Where IT really faces a challenge is with mixed-ownership environments. Mixed-ownership scenarios prove difficult for IT teams because it is likely that personal data is being stored on company-owned devices, and company data is being stored on personally owned devices. That’s the reality of today’s mobile environment. We are in a mixed-ownership, multi-device environment with multiple operating systems (OS), and IT is on the hook to provide compliance and security across the whole landscape.
“For job scenarios that are not suited for BYOD, IT needs to be ready with alternative plans, such as a Choose Your Own Device (CYOD) program, in which users are given some flexibility in exchange for accepting a device that the company purchases, owns and can actually manage,” notes Gartner in its July 3, 2014, report, "How to Avoid the Top 10 EMM/MDM Deployment Mistakes."
For instance, AirWatch is one EMM platform for managing devices. The application sits on your phone or tablet to make sure the device is on the right OS version and has other pre-configured security controls enabled. If you try to modify or downgrade your device, that’s a security risk and AirWatch would alert you. It also won’t let users download blacklisted apps, only those that are whitelisted.
While CYOD and EMM tools help solve device-side protection, that’s only part of the solution. Managing the device lifecycle, implementing network controls and providing tiered user support must also be part of an overall mobility framework. So where do you begin?

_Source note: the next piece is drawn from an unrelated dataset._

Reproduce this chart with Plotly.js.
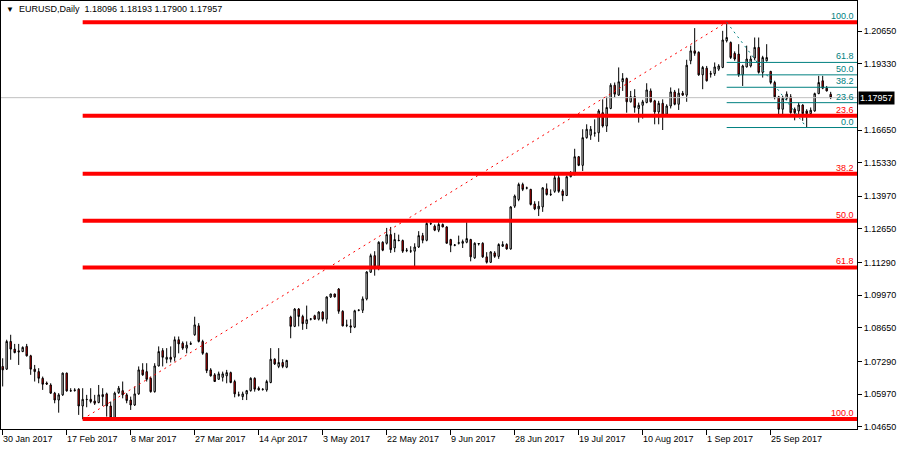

The first step is to develop a mobility strategy. This is the most critical step because an ill-conceived strategy can create a butterfly effect through the organization. For example, a seemingly simple policy like selective device erasure or disabling the camera can create chaos for those IT groups that are responsible for implementing and supporting the policy.
Companies deploying EMM/MDM tools need to properly plan and prepare before deployment begins. A key consideration before implementing EMM/MDM is to build a strong cross-functional team.
Your mobile workforce planning should include stakeholders from key user groups, including sales, operations, services, human resources, legal and IT. More feedback in the planning stage means fewer surprises during deployment and management.
“Put on your seatbelt because things are going to get faster and more complex,” says Ben Nemeth, mobility practice architect at Insight. “Building the processes now for the long term is key because today it’s mobile devices, and tomorrow it’s going to be intelligent mobile wear technology, and soon after that it’s going to be the Internet of Things. And how you manage and adapt will determine your company’s success in this century.”
Once you have a program put into place, you need to re-evaluate your company’s mobile solutions every six to 12 months to verify whether they are, or are not, still appropriate.